U.S. Senate candidate Todd Robinson isn’t touting his political experience or powerful Washington, D.C., connections. He has neither, and he believes that is an asset for his campaign.
“We need fresh ideas,” he said during Monday night’s Meet-the-Candidate Forum at The Meeting Place. “We need a fresh perspective.”
Robinson, a Thomasville native who currently resides in Columbus, isn’t discouraged by the pundits and polls that say the Democratic nomination will go to Michelle Nunn, daughter of former longtime U.S. Sen. Sam Nunn.
“They’ve said the race is over, but I beg to differ,” he said. “Thomasville has not voted yet.”
Robinson said he will be beholden to no one other than his constituents.

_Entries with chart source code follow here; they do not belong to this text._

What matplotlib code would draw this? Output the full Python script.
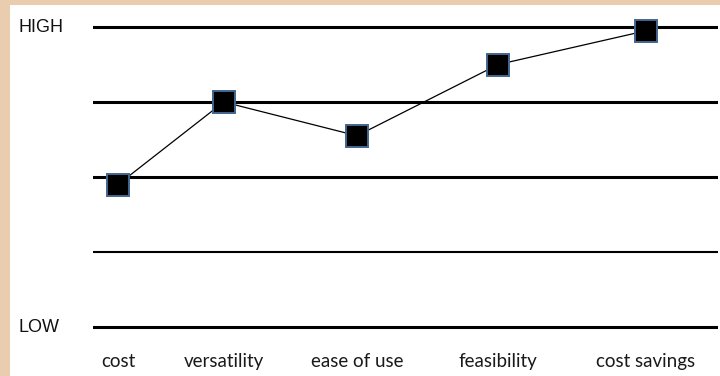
import matplotlib
matplotlib.use("Agg")
import matplotlib.pyplot as plt
from matplotlib.patches import Rectangle

# Ratings of each attribute on a LOW (0) to HIGH (4) scale
categories = ["cost", "versatility", "ease of use", "feasibility", "cost savings"]
ratings = [1.9, 3.0, 2.55, 3.5, 3.95]
x_pos = [1.0, 1.80, 2.81, 3.88, 5.0]
levels = [0, 1, 2, 3, 4]
level_labels = {0: "LOW", 4: "HIGH"}

W, H = 720, 376
fig = plt.figure(figsize=(W / 100, H / 100), dpi=100)
fig.patch.set_facecolor("#EACDAF")

# white panel inside the tan frame
fig.add_artist(Rectangle((10 / W, 0), 1 - 10 / W, 1 - 5 / H,
                         transform=fig.transFigure, facecolor="white",
                         edgecolor="none", zorder=0))

left_px, right_px = 93, 718
top_px, bot_px = 15, 340
ax = fig.add_axes([left_px / W, 1 - bot_px / H,
                   (right_px - left_px) / W, (bot_px - top_px) / H])
ax.set_facecolor("none")
ax.set_xlim(0.81, 5.545)
ax.set_ylim(-0.173, 4.16)

for lv in levels:
    lw = 1.5 if lv == 1 else 2.2
    ax.axhline(lv, color="black", lw=lw, zorder=1)

ax.plot(x_pos, ratings, color="black", lw=0.9, marker="s", markersize=15.5,
        markerfacecolor="black", markeredgecolor="#42658F",
        markeredgewidth=1.4, zorder=3, clip_on=False)

ax.set_xticks(x_pos, categories, fontsize=13.5, family="Lato", color="#1a1a1a")
ax.tick_params(axis="x", length=0, pad=9.5)
ax.set_yticks([])
for s in ax.spines.values():
    s.set_visible(False)

for lv, txt in level_labels.items():
    y_fig = ax.transData.transform((0, lv))[1]
    fig.text(18 / W, y_fig / H, txt, ha="left", va="center",
             fontsize=13, family="Liberation Sans", color="#111111")

fig.savefig("out.png", dpi=100, facecolor=fig.get_facecolor())
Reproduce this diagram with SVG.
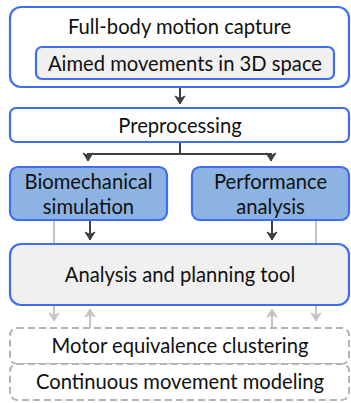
<svg xmlns="http://www.w3.org/2000/svg" width="351" height="403" viewBox="0 0 351 403">
<style>
.t{font-family:Lato,"Open Sans",sans-serif;font-size:20.2px;fill:#111;text-anchor:middle}
.bx{stroke:#3f6ef2;stroke-width:2.2}
.white{fill:#fff}
.gray{fill:#f0f0f0}
.blue{fill:#8db3e2}
.dash{fill:#fff;stroke:#b4b4b4;stroke-width:2;stroke-dasharray:7 4}
.dk{stroke:#404040;stroke-width:2;fill:none}
.lg{stroke:#c4c4c4;stroke-width:2;fill:none}
</style>
<defs>
<marker id="ad" markerUnits="userSpaceOnUse" markerWidth="12" markerHeight="12" viewBox="-9 -6 11 12" refX="0" refY="0" orient="auto">
<path d="M-8,-5 L0,0 L-8,5 L-5.5,0 Z" fill="#404040" stroke="#404040" stroke-width="1" stroke-linejoin="round"/>
</marker>
<marker id="ag" markerUnits="userSpaceOnUse" markerWidth="12" markerHeight="12" viewBox="-9 -6 11 12" refX="0" refY="0" orient="auto">
<path d="M-8,-5 L0,0 L-8,5 L-5.5,0 Z" fill="#c4c4c4" stroke="#c4c4c4" stroke-width="1" stroke-linejoin="round"/>
</marker>
</defs>

<g id="connectors">
<path class="dk" d="M180,88 V104" marker-end="url(#ad)"/>
<path class="dk" d="M180,142 V154 M88,154 H271"/>
<path class="dk" d="M88,153 V161" marker-end="url(#ad)"/>
<path class="dk" d="M271,153 V161" marker-end="url(#ad)"/>
<path class="lg" d="M54,221 V244"/>
<path class="lg" d="M316,221 V244"/>
<path class="dk" d="M90,221 V240" marker-end="url(#ad)"/>
<path class="dk" d="M272,221 V240" marker-end="url(#ad)"/>
<path class="lg" d="M54,306 V321" marker-end="url(#ag)"/>
<path class="lg" d="M90,328 V309" marker-end="url(#ag)"/>
<path class="lg" d="M272,328 V309" marker-end="url(#ag)"/>
<path class="lg" d="M316,306 V321" marker-end="url(#ag)"/>
</g>

<g id="motion-capture">
<rect class="bx white" x="10" y="7" width="339" height="80" rx="11"/>
<text class="t" x="179.5" y="34">Full-body motion capture</text>
</g>
<g id="aimed-movements">
<rect class="bx gray" x="36" y="47" width="298" height="32" rx="6"/>
<text class="t" x="185" y="70.5">Aimed movements in 3D space</text>
</g>
<g id="preprocessing">
<rect class="bx white" x="10" y="108" width="339" height="34" rx="6"/>
<text class="t" x="180" y="132.5">Preprocessing</text>
</g>
<g id="biomechanical-simulation">
<rect class="bx blue" x="10" y="167" width="157" height="53" rx="8"/>
<text class="t" x="88.5" y="188.5">Biomechanical</text>
<text class="t" x="88.5" y="213.5">simulation</text>
</g>
<g id="performance-analysis">
<rect class="bx blue" x="192" y="167" width="157" height="53" rx="8"/>
<text class="t" x="270.5" y="188.5">Performance</text>
<text class="t" x="270.5" y="213.5">analysis</text>
</g>
<g id="analysis-tool">
<rect class="bx gray" x="10" y="244" width="339" height="61" rx="11"/>
<text class="t" x="180" y="282">Analysis and planning tool</text>
</g>
<g id="motor-equivalence">
<rect class="dash" x="10" y="328" width="339" height="36" rx="7"/>
<text class="t" x="180" y="352.5">Motor equivalence clustering</text>
</g>
<g id="continuous-modeling">
<rect class="dash" x="10" y="364" width="339" height="36" rx="7"/>
<text class="t" x="180" y="388.5">Continuous movement modeling</text>
</g>
</svg>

“It’s not about a man or family lineage that gets you to Washington,” Robinson said. “It’s about someone who is going up there to make the tough calls and tough decisions without having to call Dad and say, ‘Dad, what do I do?’
“I will have to stand on my own to feet.”
Robinson, a 1979 Central High School graduate, touted his links to Thomasville. His mother, Jesse Robinson, worked at Sunnyland and Flowers Baking Company before obtaining a nursing degree at Thomas Tech at the same time his sister, Myrtle, earned one. His deceased father, Collins Robinson, worked at Southwestern State Hospital.
“I know the economic and social challenges we have in Thomasville,” Robinson said. “We have unemployment. We have to put people to work and we have to convert Southwestern into something that will manifest into jobs for the people of Thomasville.”
Robinson suggested turning Southwestern, which closed at the end of last year, resulting in the loss of several hundred jobs, into a rehabilitation facility for area veterans.
“We don’t need to cut the military,” said Robinson, a retired Army veteran who teaches JROTC at Stewart County High School. “We need to help our veterans, especially our wounded warriors.”
Robinson, also a former firefighter, said he supports sparing education from budget cuts. He is also a proponent of a boost in the minimum wage.
Near the end of his address, Robinson said he wants to inspire welfare recipients to become independent. He is a firm believer in expanding opportunities at technical schools.
“Welfare is meant to be a form of assistance, not a way of life,” he said.
Robinson professed a belief in God and the importance of family values.
“If you don’t have God in the equation, it’s a lost cause,” he said.
He added, “We don’t need 25-year-old grandmothers and 25-year-old grandfathers.”
Robinson also expressed pro-choice views.
“Government has no business telling a woman what she can do with her body,” he said.
Robinson stressed the election’s important to President Obama’s ability to complete his agenda during his final two years in office. He urged the crowd of about 30 to vote.
“If we are going to turn Georgia blue, we’ve got to get on the job,” he said.